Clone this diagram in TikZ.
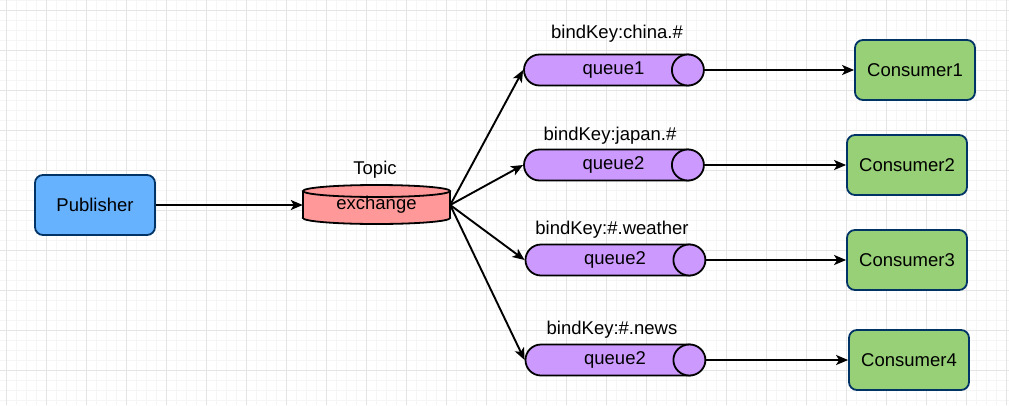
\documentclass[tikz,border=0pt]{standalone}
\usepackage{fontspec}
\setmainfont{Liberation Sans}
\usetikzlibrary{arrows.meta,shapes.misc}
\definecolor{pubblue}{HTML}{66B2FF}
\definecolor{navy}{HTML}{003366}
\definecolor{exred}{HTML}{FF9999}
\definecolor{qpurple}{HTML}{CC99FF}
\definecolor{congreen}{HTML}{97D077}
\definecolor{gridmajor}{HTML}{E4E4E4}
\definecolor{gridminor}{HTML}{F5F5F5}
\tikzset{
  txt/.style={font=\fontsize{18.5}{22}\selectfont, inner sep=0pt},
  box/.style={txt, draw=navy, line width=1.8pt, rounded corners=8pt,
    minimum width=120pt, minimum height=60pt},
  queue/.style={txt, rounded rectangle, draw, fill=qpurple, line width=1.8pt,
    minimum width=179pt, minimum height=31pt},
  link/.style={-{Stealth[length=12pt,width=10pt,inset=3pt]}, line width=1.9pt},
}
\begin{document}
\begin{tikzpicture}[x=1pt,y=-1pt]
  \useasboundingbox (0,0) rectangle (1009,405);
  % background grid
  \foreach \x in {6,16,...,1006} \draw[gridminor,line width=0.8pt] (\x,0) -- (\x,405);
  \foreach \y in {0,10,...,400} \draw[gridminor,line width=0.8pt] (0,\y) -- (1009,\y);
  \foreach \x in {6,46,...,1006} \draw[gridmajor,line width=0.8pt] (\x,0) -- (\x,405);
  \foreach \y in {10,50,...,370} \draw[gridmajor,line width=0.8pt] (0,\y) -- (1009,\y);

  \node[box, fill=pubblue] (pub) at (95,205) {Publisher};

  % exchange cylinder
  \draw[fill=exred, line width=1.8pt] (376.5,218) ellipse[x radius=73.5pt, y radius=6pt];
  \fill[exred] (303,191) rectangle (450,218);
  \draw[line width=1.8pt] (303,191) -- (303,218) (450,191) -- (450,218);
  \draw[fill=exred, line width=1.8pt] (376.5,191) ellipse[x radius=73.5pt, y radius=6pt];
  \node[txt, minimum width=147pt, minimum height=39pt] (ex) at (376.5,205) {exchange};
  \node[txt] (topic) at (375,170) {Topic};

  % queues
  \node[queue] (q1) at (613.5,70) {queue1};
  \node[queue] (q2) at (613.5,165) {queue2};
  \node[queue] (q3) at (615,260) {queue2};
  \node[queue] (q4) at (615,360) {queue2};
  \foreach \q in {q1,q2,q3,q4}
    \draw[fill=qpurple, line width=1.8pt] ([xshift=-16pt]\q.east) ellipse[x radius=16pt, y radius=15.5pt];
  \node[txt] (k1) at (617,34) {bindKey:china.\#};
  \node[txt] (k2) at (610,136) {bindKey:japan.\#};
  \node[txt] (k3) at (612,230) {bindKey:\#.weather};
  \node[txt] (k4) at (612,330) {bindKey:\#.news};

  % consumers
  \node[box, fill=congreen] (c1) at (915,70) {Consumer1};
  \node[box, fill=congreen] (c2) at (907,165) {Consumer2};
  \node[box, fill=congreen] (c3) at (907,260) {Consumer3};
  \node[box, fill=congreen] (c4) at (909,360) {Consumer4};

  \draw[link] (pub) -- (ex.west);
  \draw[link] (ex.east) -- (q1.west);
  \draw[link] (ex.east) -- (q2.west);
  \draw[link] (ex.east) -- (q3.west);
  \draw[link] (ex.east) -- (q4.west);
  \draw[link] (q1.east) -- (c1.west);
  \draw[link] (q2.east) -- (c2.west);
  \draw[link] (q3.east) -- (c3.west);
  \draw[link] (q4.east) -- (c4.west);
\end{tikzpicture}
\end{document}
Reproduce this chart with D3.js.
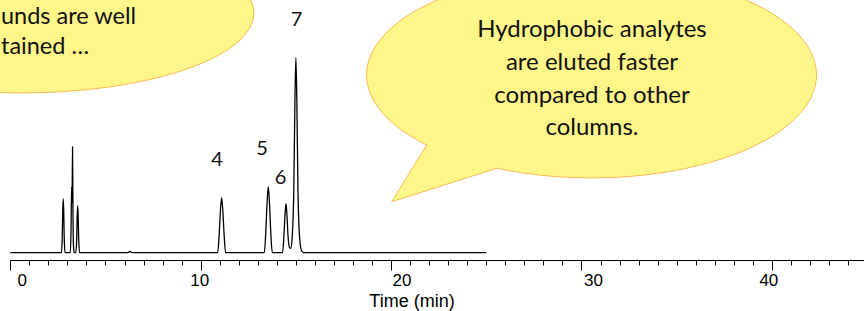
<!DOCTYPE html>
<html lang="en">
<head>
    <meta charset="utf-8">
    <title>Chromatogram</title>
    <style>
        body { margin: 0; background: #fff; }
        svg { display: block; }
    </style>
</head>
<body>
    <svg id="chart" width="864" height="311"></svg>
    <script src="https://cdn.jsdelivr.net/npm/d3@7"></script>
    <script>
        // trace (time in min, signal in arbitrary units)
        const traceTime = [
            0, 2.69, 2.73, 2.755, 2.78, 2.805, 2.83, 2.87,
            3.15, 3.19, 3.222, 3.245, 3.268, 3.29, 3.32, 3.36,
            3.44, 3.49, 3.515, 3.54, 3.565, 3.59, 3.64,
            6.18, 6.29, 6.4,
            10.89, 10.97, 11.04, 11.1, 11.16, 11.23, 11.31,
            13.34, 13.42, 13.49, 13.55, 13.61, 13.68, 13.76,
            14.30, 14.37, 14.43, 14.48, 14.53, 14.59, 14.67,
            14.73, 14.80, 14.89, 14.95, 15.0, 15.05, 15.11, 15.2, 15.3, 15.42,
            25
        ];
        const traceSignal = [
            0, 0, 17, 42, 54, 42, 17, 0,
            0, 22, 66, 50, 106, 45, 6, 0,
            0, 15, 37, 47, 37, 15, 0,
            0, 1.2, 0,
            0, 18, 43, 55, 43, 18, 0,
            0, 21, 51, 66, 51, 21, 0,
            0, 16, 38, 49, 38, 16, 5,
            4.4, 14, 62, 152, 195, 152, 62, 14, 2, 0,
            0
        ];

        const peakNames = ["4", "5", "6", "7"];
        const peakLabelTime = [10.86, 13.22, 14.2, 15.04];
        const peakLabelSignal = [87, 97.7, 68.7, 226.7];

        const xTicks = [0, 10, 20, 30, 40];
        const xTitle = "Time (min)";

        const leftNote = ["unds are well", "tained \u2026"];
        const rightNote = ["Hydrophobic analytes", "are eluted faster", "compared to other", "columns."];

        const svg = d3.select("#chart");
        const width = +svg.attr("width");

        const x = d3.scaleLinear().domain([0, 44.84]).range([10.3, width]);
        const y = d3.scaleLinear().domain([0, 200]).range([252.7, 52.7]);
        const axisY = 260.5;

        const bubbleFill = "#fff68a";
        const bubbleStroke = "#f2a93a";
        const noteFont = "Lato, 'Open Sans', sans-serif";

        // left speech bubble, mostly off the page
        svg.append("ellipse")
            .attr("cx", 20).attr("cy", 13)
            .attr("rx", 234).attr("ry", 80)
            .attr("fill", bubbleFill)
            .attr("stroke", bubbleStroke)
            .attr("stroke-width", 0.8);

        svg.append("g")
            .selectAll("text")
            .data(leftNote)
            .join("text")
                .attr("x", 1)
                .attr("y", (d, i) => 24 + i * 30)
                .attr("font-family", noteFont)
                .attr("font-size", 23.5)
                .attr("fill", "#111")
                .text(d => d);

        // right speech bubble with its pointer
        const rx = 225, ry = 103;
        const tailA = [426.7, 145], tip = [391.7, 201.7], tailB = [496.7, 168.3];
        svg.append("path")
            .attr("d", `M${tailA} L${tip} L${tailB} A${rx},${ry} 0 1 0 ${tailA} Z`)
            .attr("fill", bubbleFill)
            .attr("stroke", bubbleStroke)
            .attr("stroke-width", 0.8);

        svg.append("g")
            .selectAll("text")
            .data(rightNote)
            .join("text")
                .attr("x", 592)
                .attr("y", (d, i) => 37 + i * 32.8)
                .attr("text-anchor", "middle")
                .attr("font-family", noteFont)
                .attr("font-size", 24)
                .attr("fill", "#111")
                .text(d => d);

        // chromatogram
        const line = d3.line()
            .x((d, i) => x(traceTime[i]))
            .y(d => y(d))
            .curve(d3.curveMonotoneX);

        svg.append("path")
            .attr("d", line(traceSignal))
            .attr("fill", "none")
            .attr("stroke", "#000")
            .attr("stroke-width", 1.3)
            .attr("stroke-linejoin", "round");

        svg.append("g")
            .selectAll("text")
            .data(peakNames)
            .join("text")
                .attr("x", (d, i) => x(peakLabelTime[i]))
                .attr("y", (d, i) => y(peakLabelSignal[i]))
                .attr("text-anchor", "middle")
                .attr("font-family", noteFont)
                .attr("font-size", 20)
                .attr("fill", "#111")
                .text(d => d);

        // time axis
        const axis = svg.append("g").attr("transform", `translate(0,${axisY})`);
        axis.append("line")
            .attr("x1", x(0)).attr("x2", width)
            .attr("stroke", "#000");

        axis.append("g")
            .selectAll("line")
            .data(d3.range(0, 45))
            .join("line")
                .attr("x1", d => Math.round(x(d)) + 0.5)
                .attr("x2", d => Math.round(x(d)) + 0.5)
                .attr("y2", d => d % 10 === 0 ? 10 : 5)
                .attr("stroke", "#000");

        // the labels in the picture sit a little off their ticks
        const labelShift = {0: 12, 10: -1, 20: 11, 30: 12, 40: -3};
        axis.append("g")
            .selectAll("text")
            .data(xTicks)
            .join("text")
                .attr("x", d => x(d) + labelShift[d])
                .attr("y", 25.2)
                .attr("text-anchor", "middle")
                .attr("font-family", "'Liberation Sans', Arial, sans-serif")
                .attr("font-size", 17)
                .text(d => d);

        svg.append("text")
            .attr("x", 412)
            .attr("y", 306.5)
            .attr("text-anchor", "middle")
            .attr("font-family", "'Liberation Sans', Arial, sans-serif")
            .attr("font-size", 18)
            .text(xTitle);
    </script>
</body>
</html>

▸ **Exercise aim**
Keep to the lines above from the line with "Reproduce this chart with D3.js." to the line with "const peakLabelSignal = [87, 97.7, 68.7, 226.7];", and set down exactly those, inclusive, with nothing else and every picture left out.

▸ **Correct result**
Reproduce this chart with D3.js.
<!DOCTYPE html>
<html lang="en">
<head>
    <meta charset="utf-8">
    <title>Chromatogram</title>
    <style>
        body { margin: 0; background: #fff; }
        svg { display: block; }
    </style>
</head>
<body>
    <svg id="chart" width="864" height="311"></svg>
    <script src="https://cdn.jsdelivr.net/npm/d3@7"></script>
    <script>
        // trace (time in min, signal in arbitrary units)
        const traceTime = [
            0, 2.69, 2.73, 2.755, 2.78, 2.805, 2.83, 2.87,
            3.15, 3.19, 3.222, 3.245, 3.268, 3.29, 3.32, 3.36,
            3.44, 3.49, 3.515, 3.54, 3.565, 3.59, 3.64,
            6.18, 6.29, 6.4,
            10.89, 10.97, 11.04, 11.1, 11.16, 11.23, 11.31,
            13.34, 13.42, 13.49, 13.55, 13.61, 13.68, 13.76,
            14.30, 14.37, 14.43, 14.48, 14.53, 14.59, 14.67,
            14.73, 14.80, 14.89, 14.95, 15.0, 15.05, 15.11, 15.2, 15.3, 15.42,
            25
        ];
        const traceSignal = [
            0, 0, 17, 42, 54, 42, 17, 0,
            0, 22, 66, 50, 106, 45, 6, 0,
            0, 15, 37, 47, 37, 15, 0,
            0, 1.2, 0,
            0, 18, 43, 55, 43, 18, 0,
            0, 21, 51, 66, 51, 21, 0,
            0, 16, 38, 49, 38, 16, 5,
            4.4, 14, 62, 152, 195, 152, 62, 14, 2, 0,
            0
        ];

        const peakNames = ["4", "5", "6", "7"];
        const peakLabelTime = [10.86, 13.22, 14.2, 15.04];
        const peakLabelSignal = [87, 97.7, 68.7, 226.7];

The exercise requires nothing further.